This weekend I searched for recent polling of the Louisiana Senate runoff race, which will be held this coming Saturday. I hadn’t seen anything since a November 20 Rasmussen poll that had Rep. Cassidy leading Sen. Landrieu by 15 points.
Alas, I found nothing more recent. Perhaps the pollsters have concluded that this is no longer a competitive race.
Confirmation that the race may well effectively be over came this morning, via Jim Geraghty, in a story regarding the early vote. Reportedly, the number of people who cast their ballots early in Louisiana dropped off from the Nov. 4 primary election to the Dec. 6 runoff election in every statewide category except one: registered Republican voters.
The Republican early vote is up 4 percent; the Democratic early vote is down 18 percent. Even more ominously for the Dems, the number of Blacks voting early is down 24 percent from the November election.
In November, the vote for the two Republican candidates running at the time exceeded Landrieu’s vote by 13 points. The November 20 Rasmussen poll indicates essentially the same spread.
But if the early vote numbers are indicative, Landrieu could lose by a margin approaching 20 points. That’s Blanche Lincoln territory.
I don’t know of anyone who expected Landrieu to lose by Blanche Lincoln-like numbers. But then, I don’t know of anyone who expected Mark Pryor to lose as decisively as his former Arkansas colleague.

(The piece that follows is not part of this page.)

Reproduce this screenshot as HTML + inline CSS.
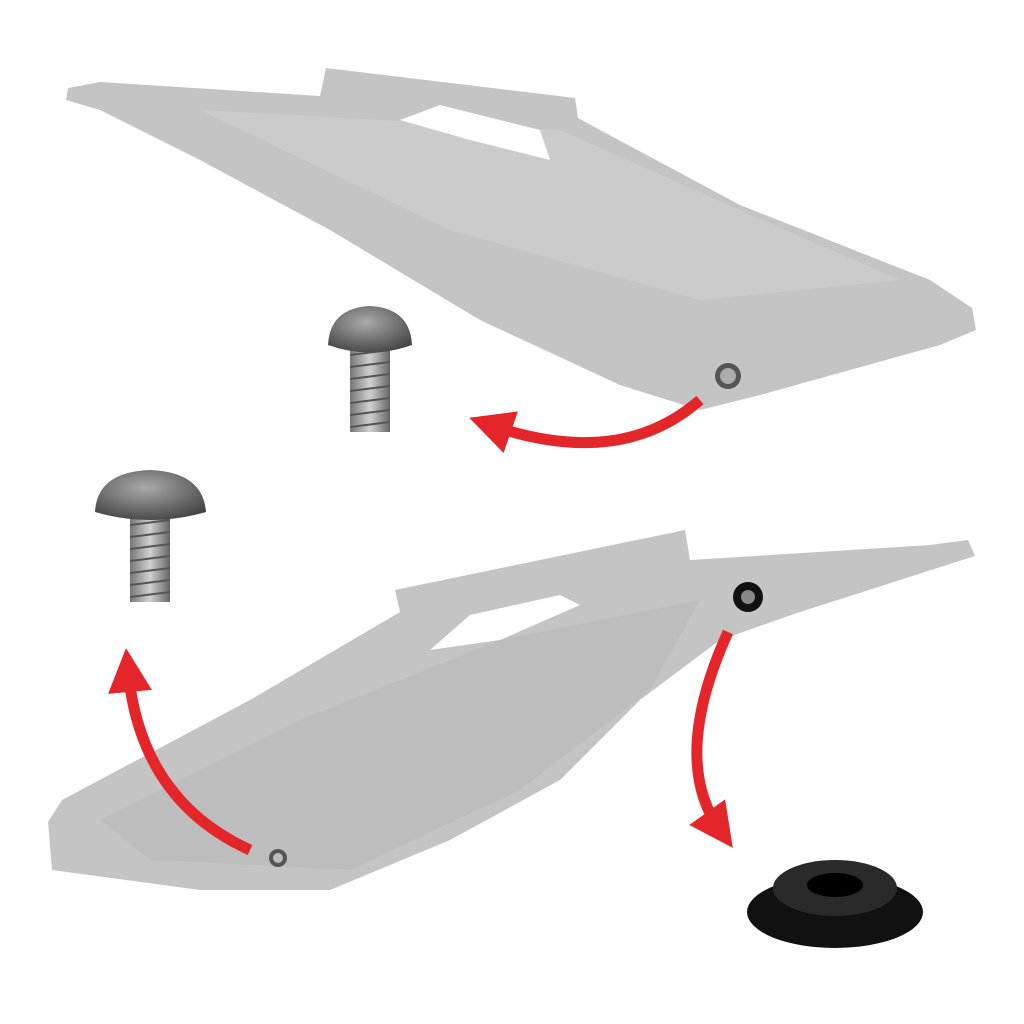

Even Tom Cotton, who doesn’t lack for confidence, told me this spring that his race against Pryor would, in all likelihood, be significantly tighter than John Boozman’s 2010 race against Lincoln. Yet, Tom’s final margin of victory — 17 points — was only slightly less than Boozman’s.
If Mark Pryor can lose Arkansas by 17 points, then Landrieu can lose Louisiana by even more in a runoff election where Democratic enthusiasm is, apparently, at rock bottom.
It may be many years until a Democrat wins a Senate race in either state.